И Чаадаев спешит одарить гениального друга своим открытием. «Я убежден, — пишет он ему, — что вы можете принести бесконечное благо этой бедной России, заблудившейся на земле. Не обманите вашей судьбы, мой друг».

Чаадаев считает уже, что не он заблудился, не он не знает дороги вперед, — заблудилась Россия, ее надо спасать, ей надо указать дорогу. И сделать это может он, Чаадаев.

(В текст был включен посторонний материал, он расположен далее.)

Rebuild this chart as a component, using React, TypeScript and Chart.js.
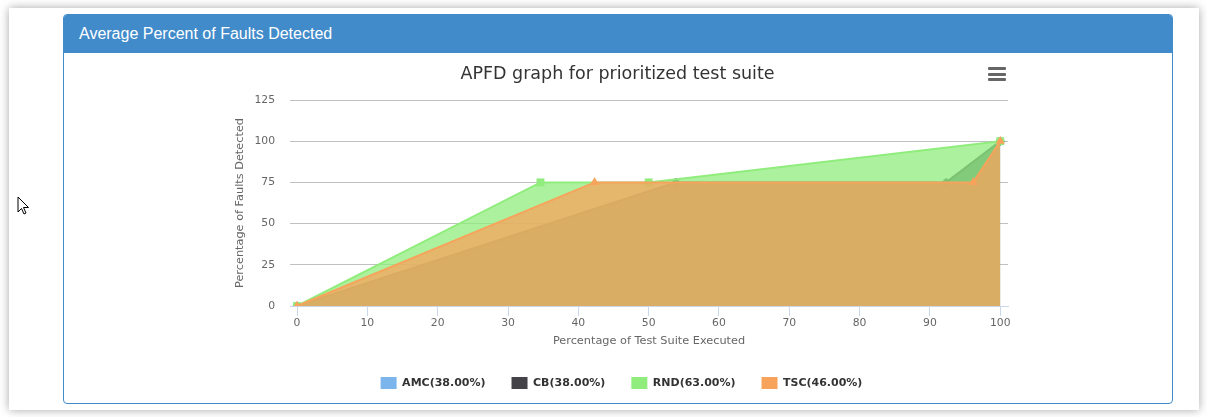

Вновь Чаадаев развивает необычайную общественную активность. Забыты все недомогания, всякая «гипохондрия» отброшена в сторону, от замкнутости, от тех времен, когда он, встречаясь со знакомыми, лишь глубже натягивал на глаза шляпу и спешил проскользнуть незамеченным мимо, не осталось и следа. Чуть не каждый вечер Чаадаев в Английском клубе, в театре, на публичной лекции в университете, в гостиных и салонах. Аккуратнейшим образом раз в неделю он собирает цвет московской интеллигенции у себя — в доме Левашевых, где он с этого времени поселился и где жил безвыездно уже до самой смерти. Чаадаев обижается, если кто-либо из близких его знакомых пропустит день обязательного визита к нему.